An alphabet i_index is adjacent to another alphabet j_index in the tile if i_index is next to j_index in any of the following positions:

* * *
* x *
* * *

Here all the * indicates the location which are adjacent to x.

The task is to find a given string in the tile. The condition is that all the characters of the given string should be adjacent, and no one character in the tile may be used more than once to construct the given string.

I have came up with a simply backtracking solution, for which the solutions are pretty fast, but the worst case time is really worse.

For an example: Say the tile has 4x4 filled with all a's , therefore 16 a's, and the string to find is aaaaaaaaaaaaaaab, that is, 15 a's and one b . One what is to eliminate strings with characters which does not appear in the tile.

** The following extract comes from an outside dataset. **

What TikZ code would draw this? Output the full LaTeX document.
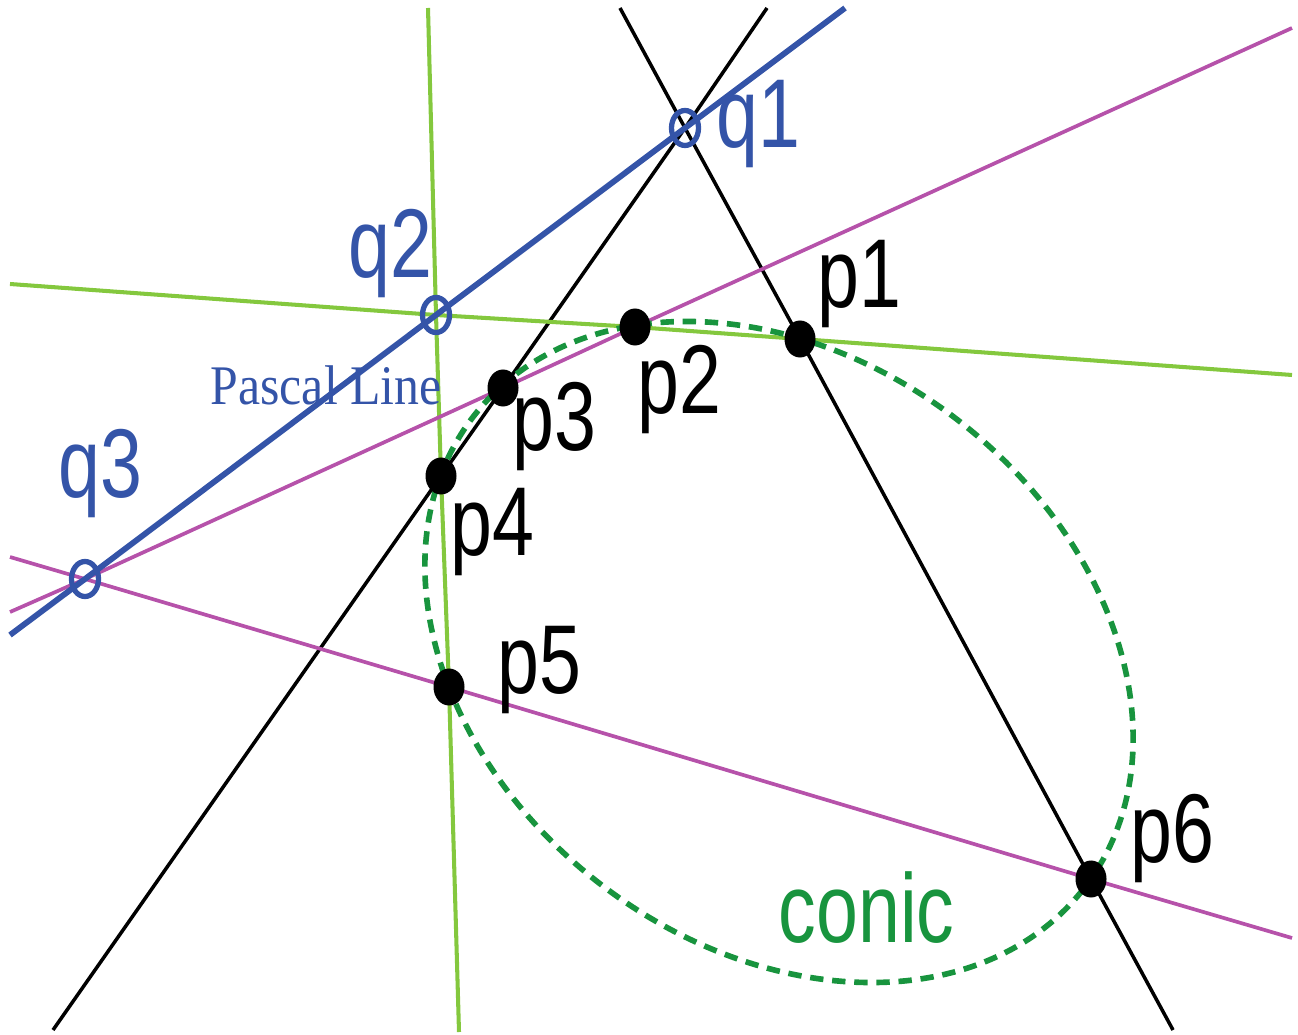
\documentclass[tikz,border=0pt]{standalone}
\usepackage{fontspec}
\usetikzlibrary{shapes.geometric}
\newfontfamily\labelfont[FakeStretch=0.77]{Liberation Sans}
\newfontfamily\pascalfont[FakeStretch=0.89]{Liberation Serif}
\definecolor{pascalblue}{RGB}{52,84,168}
\definecolor{linegreen}{RGB}{132,200,62}
\definecolor{linemagenta}{RGB}{182,82,170}
\definecolor{conicgreen}{RGB}{24,148,62}

\begin{document}
\begin{tikzpicture}[
    x=0.01cm, y=-0.01cm,
    pt/.style={ellipse,fill=black,inner sep=0pt,minimum width=0.31cm,minimum height=0.37cm},
    qpt/.style={ellipse,draw=pascalblue,line width=1.5pt,inner sep=0pt,minimum width=0.27cm,minimum height=0.35cm},
    lbl/.style={anchor=base west,inner sep=0pt,font=\labelfont\fontsize{27.8pt}{30pt}\selectfont},
    blackline/.style={draw=black,line width=1pt},
    greenline/.style={draw=linegreen,line width=1.15pt},
    magline/.style={draw=linemagenta,line width=1.05pt},
    pascal/.style={draw=pascalblue,line width=1.65pt},
    conic/.style={draw=conicgreen,line width=1.6pt,dash pattern=on 3.8pt off 2.5pt}
]
\useasboundingbox (0,0) rectangle (1298,1034);

% Points on the conic
\coordinate (p1) at (800,339);
\coordinate (p2) at (635,327);
\coordinate (p3) at (503,388);
\coordinate (p4) at (441,476);
\coordinate (p5) at (449,687);
\coordinate (p6) at (1091,879);

% Pascal points
\coordinate (q1) at (685,128);
\coordinate (q2) at (436,315);
\coordinate (q3) at (85,579);

% Line ends
\coordinate (a1) at (767,8);   \coordinate (a2) at (53,1030);
\coordinate (b1) at (620,8);   \coordinate (b2) at (1173,1030);
\coordinate (g1) at (10,284);  \coordinate (g2) at (1292,375);
\coordinate (v1) at (428,8);   \coordinate (v2) at (459,1032);
\coordinate (m1) at (1292,28); \coordinate (m2) at (10,612);
\coordinate (n1) at (10,557);  \coordinate (n2) at (1292,938);
\coordinate (l1) at (845,8);   \coordinate (l2) at (10,635);
\coordinate (c0) at (779,652);

% Hexagon sides
\draw[blackline] (a1) -- (q1) -- (p3) -- (p4) -- (a2);
\draw[blackline] (b1) -- (q1) -- (p1) -- (p6) -- (b2);
\draw[greenline] (g1) -- (q2) -- (p2) -- (p1) -- (g2);
\draw[greenline] (v1) -- (q2) -- (p4) -- (p5) -- (v2);
\draw[magline] (m1) -- (p2) -- (p3) -- (q3) -- (m2);
\draw[magline] (n1) -- (q3) -- (p5) -- (p6) -- (n2);

% Pascal line
\draw[pascal] (l1) -- (q1) -- (q2) -- (q3) -- (l2);

% Conic
\draw[conic,rotate around={-37.6:(c0)}] (c0) ellipse [x radius=3.856cm, y radius=2.927cm];

% Dots
\foreach \i in {1,...,6}
  \node[pt] (dot\i) at (p\i) {};
\foreach \i in {1,2,3}
  \node[qpt] (ring\i) at (q\i) {};

% Labels
\node[lbl] (lp1) at (817,308) {p1};
\node[lbl] (lp2) at (637,413) {p2};
\node[lbl] (lp3) at (512,450) {p3};
\node[lbl] (lp4) at (450,555) {p4};
\node[lbl] (lp5) at (497,693) {p5};
\node[lbl] (lp6) at (1130,862) {p6};
\node[lbl,text=pascalblue] (lq1) at (716,148) {q1};
\node[lbl,text=pascalblue] (lq2) at (348,278) {q2};
\node[lbl,text=pascalblue] (lq3) at (58,498) {q3};
\node[lbl,text=conicgreen] (lconic) at (778,942) {conic};
\node[anchor=base west,inner sep=0pt,text=pascalblue,font=\pascalfont\fontsize{15.9pt}{18pt}\selectfont] (lpascal) at (210,405) {Pascal Line};

\end{tikzpicture}
\end{document}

But still worst case can still appear with say the tile have abababababababab and the string to find is abababababababbb .

My attempt is like this:

https://ideone.com/alUPf:

#include <stdio.h>
#include <string.h>
#include <ctype.h>

#define MAX 5

int sp (char mat[MAX][MAX], char *pat, int c, int i, int j)
{
  int r = 0;
  char temp;


  if (c == strlen (pat))
    return 1;
  if (((i<0) || (j<0)) || (i>=MAX) || (j>=MAX))
        return 0;
  if (mat[i][j] != pat[c])
    return 0;
  if (isupper (mat[i][j]))
    return 0;


  /* Save character and mark location to indicate
   * DFS has visited this node, to stop other branches
   * to enter here and cross over path
   */
  temp = mat[i][j];
  mat[i][j] = 0;

  r |= sp (mat, pat, c+1, i-1, j-1);
  r |= sp (mat, pat, c+1, i-1, j);
  r |= sp (mat, pat, c+1, i-1, j+1);
  r |= sp (mat, pat, c+1, i, j+1);
  r |= sp (mat, pat, c+1, i+1, j+1);
  r |= sp (mat, pat, c+1, i+1, j);
  r |= sp (mat, pat, c+1, i+1, j-1);
  r |= sp (mat, pat, c+1, i, j-1);

  /* restore value */
  mat[i][j] = temp;

  /* mark if success */
  if ((mat[i][j] == pat[c]) && (r == 1))
    mat[i][j] = toupper (mat[i][j]);

  return r;
}

/* Testing the `sp` module */
int main (void)
{
  char mat[MAX][MAX] = {
                     {'a', 'c', 'p', 'r', 'c'},
                     {'x', 's', 'o', 'p', 'c'},
                     {'v', 'o', 'v', 'n', 'i'},
                     {'w', 'g', 'f', 'm', 'n'},
                     {'q', 'a', 't', 'i', 't'}
                   };
  char pat[] = "microsoft";
  int i, j;

  for (i=0; i<5; i++)
  {
    for (j=0; j<5; j++)
      printf ("%c ", mat[i][j]);
    printf ("\n");
  }

  for (i=0; i<5; i++)
    for (j=0; j<5; j++)
      sp (mat, pat, 0, i, j);

  printf ("\n\n\n");
  for (i=0; i<5; i++)
  {
    for (j=0; j<5; j++)
    {
      if (isupper (mat[i][j]))
        printf ("%c ", mat[i][j]);
      else
        printf (". ");
    }
    printf ("\n");
  }
  printf ("\n");
  return 0;
}

which prints:

a c p r c 
x s o p c 
v o v n i 
w g f m n 
q a t i t 



. . . R . 
. S O . C 
. O . . I 
. . F M . 
. . T . . 

The function sp does the work, performs the back tracking.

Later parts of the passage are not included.